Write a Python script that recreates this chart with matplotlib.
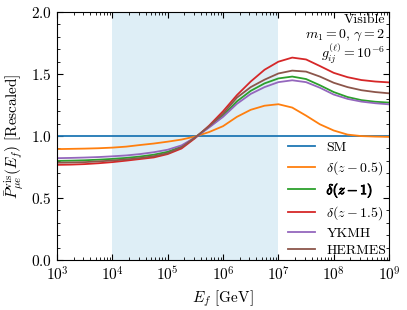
import numpy as np
import matplotlib
matplotlib.use("Agg")
import matplotlib.pyplot as plt
import matplotlib.patheffects as pe

plt.rcParams["font.family"] = "serif"
plt.rcParams["font.serif"] = ["cmr10", "DejaVu Serif"]
plt.rcParams["mathtext.fontset"] = "cm"
plt.rcParams["axes.formatter.use_mathtext"] = True

# log10(E_f / GeV) grid
logE = [3.0, 3.25, 3.5, 3.75, 4.0, 4.25, 4.5, 4.75, 5.0, 5.25, 5.5, 5.75, 6.0,
        6.25, 6.5, 6.75, 7.0, 7.25, 7.5, 7.75, 8.0, 8.25, 8.5, 8.75, 9.0]

sm = [1.0] * len(logE)
d05 = [0.895, 0.897, 0.899, 0.902, 0.907, 0.915, 0.928, 0.940, 0.955, 0.972, 0.997, 1.033, 1.08,
       1.155, 1.212, 1.245, 1.257, 1.23, 1.165, 1.095, 1.045, 1.012, 1.0, 0.996, 0.994]
d1 = [0.80, 0.802, 0.805, 0.81, 0.816, 0.824, 0.835, 0.85, 0.873, 0.915, 0.99, 1.075, 1.165,
      1.28, 1.365, 1.425, 1.465, 1.48, 1.46, 1.41, 1.355, 1.315, 1.29, 1.277, 1.27]
d15 = [0.768, 0.770, 0.774, 0.781, 0.79, 0.802, 0.815, 0.828, 0.855, 0.90, 0.985, 1.085, 1.20,
       1.33, 1.44, 1.535, 1.60, 1.633, 1.618, 1.565, 1.51, 1.475, 1.452, 1.44, 1.433]
ykmh = [0.822, 0.824, 0.827, 0.831, 0.837, 0.844, 0.855, 0.87, 0.89, 0.925, 0.99, 1.07, 1.155,
        1.26, 1.34, 1.395, 1.435, 1.45, 1.435, 1.39, 1.335, 1.30, 1.278, 1.265, 1.256]
hermes = [0.785, 0.787, 0.790, 0.796, 0.803, 0.812, 0.823, 0.838, 0.862, 0.91, 0.99, 1.08, 1.18,
          1.31, 1.395, 1.455, 1.505, 1.528, 1.52, 1.48, 1.43, 1.395, 1.37, 1.355, 1.345]

E = 10.0 ** np.array(logE)

fig = plt.figure(figsize=(4.07, 3.10), dpi=100)
ax = fig.add_axes([0.140, 0.161, 0.816, 0.800])

ax.axvspan(1e4, 1e7, color="#deeef6", lw=0)

lw = 1.3
ax.plot(E, sm, color="C0", lw=lw, label=r"SM")
ax.plot(E, d05, color="C1", lw=lw, label=r"$\delta(z-0.5)$")
ax.plot(E, d1, color="C2", lw=lw, label=r"$\delta(z-1)$")
ax.plot(E, d15, color="C3", lw=lw, label=r"$\delta(z-1.5)$")
ax.plot(E, ykmh, color="C4", lw=lw, label=r"YKMH")
ax.plot(E, hermes, color="C5", lw=lw, label=r"HERMES")

ax.set_xscale("log")
ax.set_xlim(1e3, 1e9)
ax.set_ylim(0, 2)
ax.set_yticks([0, 0.5, 1.0, 1.5, 2.0])
ax.set_yticks(np.arange(0, 2.01, 0.1), minor=True)
ax.tick_params(which="both", direction="in", top=True, right=True, labelsize=11)
ax.tick_params(which="major", length=4)
ax.tick_params(which="minor", length=2)

ax.set_xlabel(r"$E_f$ [GeV]", fontsize=11)
ax.set_ylabel(r"$\bar{P}^{\rm vis}_{\mu e}(E_f)$ [Rescaled]", fontsize=11)

ax.text(0.988, 0.993, "Visible", transform=ax.transAxes, ha="right", va="top", fontsize=10)
ax.text(0.988, 0.938, r"$m_1=0,\,\gamma=2$", transform=ax.transAxes, ha="right", va="top", fontsize=10)
ax.text(0.988, 0.88, r"$g^{(\ell)}_{ij}=10^{-6}$", transform=ax.transAxes, ha="right", va="top", fontsize=10)

leg = ax.legend(loc="lower right", bbox_to_anchor=(1.0, 0.0), frameon=False, fontsize=10,
                handlelength=2.0, labelspacing=0.35, borderaxespad=0.0, borderpad=0.2)
# bold delta(z-1) entry
leg.get_texts()[2].set_path_effects([pe.withStroke(linewidth=0.7, foreground="black")])

fig.savefig("out.png", dpi=100)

□ □ □ □ □ □ □

Task instructions
Repeat the material above word for word and skip every image in it.

Answer to this problem
Write a Python script that recreates this chart with matplotlib.
import numpy as np
import matplotlib
matplotlib.use("Agg")
import matplotlib.pyplot as plt
import matplotlib.patheffects as pe

plt.rcParams["font.family"] = "serif"
plt.rcParams["font.serif"] = ["cmr10", "DejaVu Serif"]
plt.rcParams["mathtext.fontset"] = "cm"
plt.rcParams["axes.formatter.use_mathtext"] = True

# log10(E_f / GeV) grid
logE = [3.0, 3.25, 3.5, 3.75, 4.0, 4.25, 4.5, 4.75, 5.0, 5.25, 5.5, 5.75, 6.0,
        6.25, 6.5, 6.75, 7.0, 7.25, 7.5, 7.75, 8.0, 8.25, 8.5, 8.75, 9.0]

sm = [1.0] * len(logE)
d05 = [0.895, 0.897, 0.899, 0.902, 0.907, 0.915, 0.928, 0.940, 0.955, 0.972, 0.997, 1.033, 1.08,
       1.155, 1.212, 1.245, 1.257, 1.23, 1.165, 1.095, 1.045, 1.012, 1.0, 0.996, 0.994]
d1 = [0.80, 0.802, 0.805, 0.81, 0.816, 0.824, 0.835, 0.85, 0.873, 0.915, 0.99, 1.075, 1.165,
      1.28, 1.365, 1.425, 1.465, 1.48, 1.46, 1.41, 1.355, 1.315, 1.29, 1.277, 1.27]
d15 = [0.768, 0.770, 0.774, 0.781, 0.79, 0.802, 0.815, 0.828, 0.855, 0.90, 0.985, 1.085, 1.20,
       1.33, 1.44, 1.535, 1.60, 1.633, 1.618, 1.565, 1.51, 1.475, 1.452, 1.44, 1.433]
ykmh = [0.822, 0.824, 0.827, 0.831, 0.837, 0.844, 0.855, 0.87, 0.89, 0.925, 0.99, 1.07, 1.155,
        1.26, 1.34, 1.395, 1.435, 1.45, 1.435, 1.39, 1.335, 1.30, 1.278, 1.265, 1.256]
hermes = [0.785, 0.787, 0.790, 0.796, 0.803, 0.812, 0.823, 0.838, 0.862, 0.91, 0.99, 1.08, 1.18,
          1.31, 1.395, 1.455, 1.505, 1.528, 1.52, 1.48, 1.43, 1.395, 1.37, 1.355, 1.345]

E = 10.0 ** np.array(logE)

fig = plt.figure(figsize=(4.07, 3.10), dpi=100)
ax = fig.add_axes([0.140, 0.161, 0.816, 0.800])

ax.axvspan(1e4, 1e7, color="#deeef6", lw=0)

lw = 1.3
ax.plot(E, sm, color="C0", lw=lw, label=r"SM")
ax.plot(E, d05, color="C1", lw=lw, label=r"$\delta(z-0.5)$")
ax.plot(E, d1, color="C2", lw=lw, label=r"$\delta(z-1)$")
ax.plot(E, d15, color="C3", lw=lw, label=r"$\delta(z-1.5)$")
ax.plot(E, ykmh, color="C4", lw=lw, label=r"YKMH")
ax.plot(E, hermes, color="C5", lw=lw, label=r"HERMES")

ax.set_xscale("log")
ax.set_xlim(1e3, 1e9)
ax.set_ylim(0, 2)
ax.set_yticks([0, 0.5, 1.0, 1.5, 2.0])
ax.set_yticks(np.arange(0, 2.01, 0.1), minor=True)
ax.tick_params(which="both", direction="in", top=True, right=True, labelsize=11)
ax.tick_params(which="major", length=4)
ax.tick_params(which="minor", length=2)

ax.set_xlabel(r"$E_f$ [GeV]", fontsize=11)
ax.set_ylabel(r"$\bar{P}^{\rm vis}_{\mu e}(E_f)$ [Rescaled]", fontsize=11)

ax.text(0.988, 0.993, "Visible", transform=ax.transAxes, ha="right", va="top", fontsize=10)
ax.text(0.988, 0.938, r"$m_1=0,\,\gamma=2$", transform=ax.transAxes, ha="right", va="top", fontsize=10)
ax.text(0.988, 0.88, r"$g^{(\ell)}_{ij}=10^{-6}$", transform=ax.transAxes, ha="right", va="top", fontsize=10)

leg = ax.legend(loc="lower right", bbox_to_anchor=(1.0, 0.0), frameon=False, fontsize=10,
                handlelength=2.0, labelspacing=0.35, borderaxespad=0.0, borderpad=0.2)
# bold delta(z-1) entry
leg.get_texts()[2].set_path_effects([pe.withStroke(linewidth=0.7, foreground="black")])

fig.savefig("out.png", dpi=100)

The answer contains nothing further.